Senate debates
Monday, 23 March 2026
Statements by Senators
Cost of Living
1:44 pm
Pauline Hanson (Queensland, Pauline Hanson's One Nation Party) Share this | Link to this | Hansard source
Labor's economic hand grenade is set to explode all because the Prime Minister and Treasurer cannot stop spending your money. Since coming to government, these Labor vandals have increased spending by $150 billion, and the consequences are very simple. Inflation has gone up, and so, too, have interest rates, and who pays the price? Australian households do. I fear for the 3.3 million Australians who have home loans right now. I suspect it won't be long before interest rates go up to 10 per cent. As young Australians and families are already strained to borrow crippling amounts of money, life in Australia is only going to get harder under these new economic wreckers.

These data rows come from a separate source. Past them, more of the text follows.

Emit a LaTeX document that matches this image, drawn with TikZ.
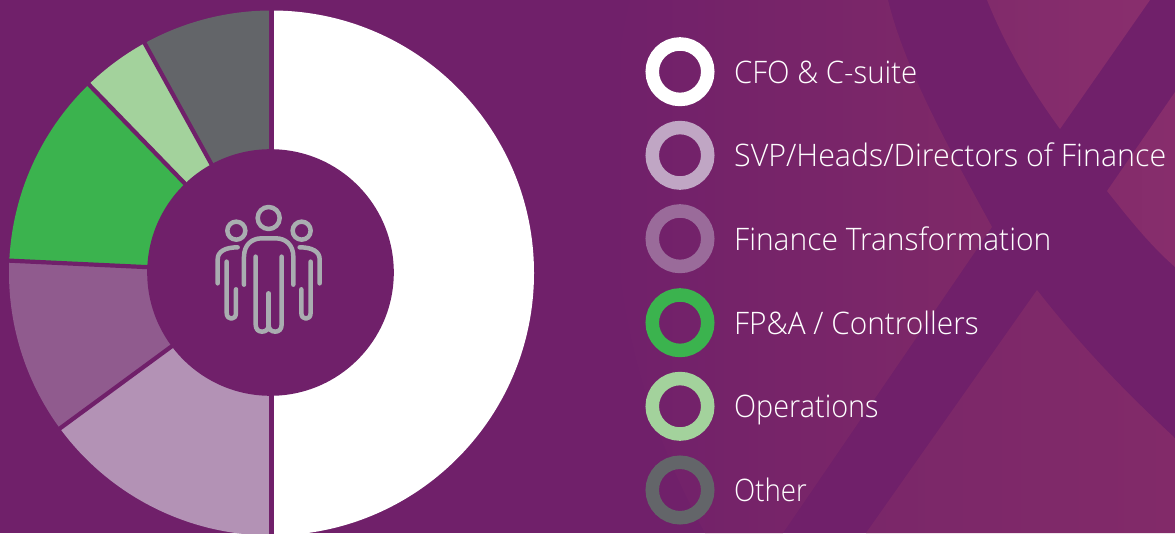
\documentclass[tikz,border=0pt]{standalone}
\usepackage{graphicx}
\usepackage{fontspec}
\newfontfamily\lgdfont[UprightFont=* Light,FakeStretch=0.93,Ligatures=NoCommon]{Open Sans}
\definecolor{bgp}{HTML}{70206A}
\definecolor{wedgeb}{HTML}{B392B5}
\definecolor{wedgec}{HTML}{905B8E}
\definecolor{wedged}{HTML}{3BB34E}
\definecolor{wedgee}{HTML}{A3D29C}
\definecolor{wedgef}{HTML}{636569}
\definecolor{ringb}{HTML}{C0A6C4}
\definecolor{ringc}{HTML}{9A6B9A}
\definecolor{iconc}{HTML}{A9ADB0}
\definecolor{xa}{HTML}{7C2769}
\definecolor{xa2}{HTML}{7F2968}
\definecolor{xb}{HTML}{812B6B}
\definecolor{xc}{HTML}{892E6D}
\definecolor{xd}{HTML}{842C6B}
\definecolor{xe}{HTML}{872D6C}
\definecolor{xf}{HTML}{7A2769}
\definecolor{xg}{HTML}{822A69}
\tikzset{
  ringnode/.style={circle,draw=#1,line width=13.5pt,minimum size=55.5pt,inner sep=0pt},
  lgdlabel/.style={anchor=base west,inner sep=0pt,text=white,font=\lgdfont\fontsize{31pt}{36pt}\selectfont},
  gapline/.style={draw=bgp,line width=4.2pt},
  iconline/.style={draw=iconc,line width=4.5pt,line cap=round,line join=round},
  imgframe/.style={x=1pt,y=-1pt,shift={(0pt,533pt)}}
}
\begin{document}
\begin{tikzpicture}[x=1pt,y=1pt]
\clip (0,0) rectangle (1175,533);
\fill[bgp] (0,0) rectangle (1175,533);
\begin{scope}[imgframe]
  \shade[left color=bgp,middle color=xa,right color=xa2] (630,0) .. controls (612,70) and (608,170) .. (618,258)
     .. controls (630,370) and (665,460) .. (705,533) -- (783,533) -- (992,227)
     .. controls (950,150) and (905,70) .. (888,0) -- cycle;
  \shade[left color=xb,right color=xc] (987,0) .. controls (1005,45) and (1030,88) .. (1060,129) -- (1150,0) -- cycle;
  \shade[left color=xd,right color=xe] (1175,92) -- (1107,191) .. controls (1130,220) and (1150,245) .. (1175,267) -- cycle;
  \shade[left color=xf,right color=xg] (866,533) -- (1037,290) .. controls (1080,345) and (1125,392) .. (1175,438) -- (1175,533) -- cycle;
\end{scope}
% donut
\coordinate (ctr) at (271.5,260);
\foreach \a/\b/\c in {-90/90/white,90/118.9/wedgef,118.9/134.1/wedgee,134.1/177.3/wedged,177.3/216.3/wedgec,216.3/270/wedgeb}{
  \fill[\c] (ctr) -- ++(\a:262.5) arc[start angle=\a,end angle=\b,radius=262.5] -- cycle;
}
\foreach \a in {90,118.9,134.1,177.3,216.3,270}{
  \draw[gapline] (ctr) -- ++(\a:270);
}
\fill[bgp] (270.5,260.5) circle[radius=123.3];
% people icon, drawn in 3x units of the crop at (190,190)
\begin{scope}[x=0.3333pt,y=-0.3333pt,shift={(190pt,343pt)}]
  \draw[iconline] (236,84) circle[radius=33];
  \draw[iconline] (139,122) circle[radius=27];
  \draw[iconline] (335,122) circle[radius=27];
  \draw[iconline] (162,284) -- (162,200) .. controls (162,165) and (185,145) .. (215,145) -- (257,145) .. controls (287,145) and (310,165) .. (310,200) -- (310,284);
  \draw[iconline] (197,200) -- (197,403) .. controls (197,418) and (205,425) .. (216,425) .. controls (228,425) and (236,418) .. (236,405) .. controls (236,418) and (244,425) .. (256,425) .. controls (267,425) and (275,418) .. (275,403) -- (275,200);
  \draw[iconline] (236,310) -- (236,405);
  \draw[iconline] (83,280) -- (83,208) .. controls (83,185) and (105,172) .. (143,172);
  \draw[iconline] (110,215) -- (110,368) .. controls (110,380) and (116,386) .. (124,386) .. controls (132,386) and (138,380) .. (138,368) -- (138,298);
  \draw[iconline] (389,280) -- (389,208) .. controls (389,185) and (367,172) .. (329,172);
  \draw[iconline] (362,215) -- (362,368) .. controls (362,380) and (356,386) .. (348,386) .. controls (340,386) and (334,380) .. (334,368) -- (334,298);
\end{scope}
% legend
\foreach \n/\y/\c/\f/\t in {a/461.3/white/1.02/{CFO \& C-suite},b/377.7/ringb/1.054/{SVP/Heads/Directors of Finance},c/294.3/ringc/1.04/{Finance Transformation},d/210.3/wedged/1.034/{FP\&A / Controllers},e/126.7/wedgee/1.0/{Operations},f/43/wedgef/0.96/{Other}}{
  \node[ringnode=\c] (ring\n) at (680,\y) {};
  \node[lgdlabel] (label\n) at (734,\y-11.5) {\scalebox{\f}[1]{\t}};
}
\end{tikzpicture}
\end{document}
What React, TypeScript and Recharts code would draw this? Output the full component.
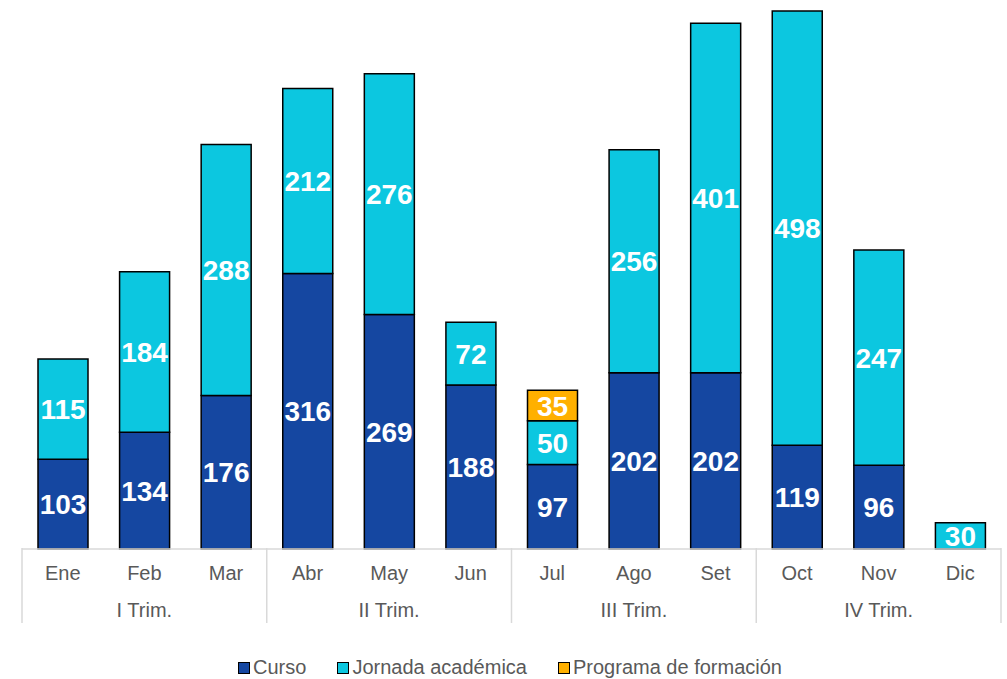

Today, the Commonwealth Bank is offering a standard variable home loan for borrowers with small deposits at 7.24 per cent. Repayments on a $700,000 home loan are $1,167 per week over a 25-year term, and interest rates are set to rise again. Add this to the still rising cost of groceries and fuel prices, which are rapidly approaching $3 a litre—if you can find fuel at all—and how is anyone meant to cope? Anyone would think this is a government that takes great delight in torturing Australian households all because Labor can't control their spending, which is driving inflation. If Australia's interest rate does rise to 10 per cent, it will bankrupt the joint.
While Australians are tightening their belts and choosing between food and fuel for the week, government spending is increasing. When Whitlam was dismissed by the Governor-General in 1973, government spending was at 24.3 per cent of GDP, yet this prime minister is at 28 per cent. So, if Whitlam was a vandal at 24.3 per cent—what does this make Albanese and Chalmers?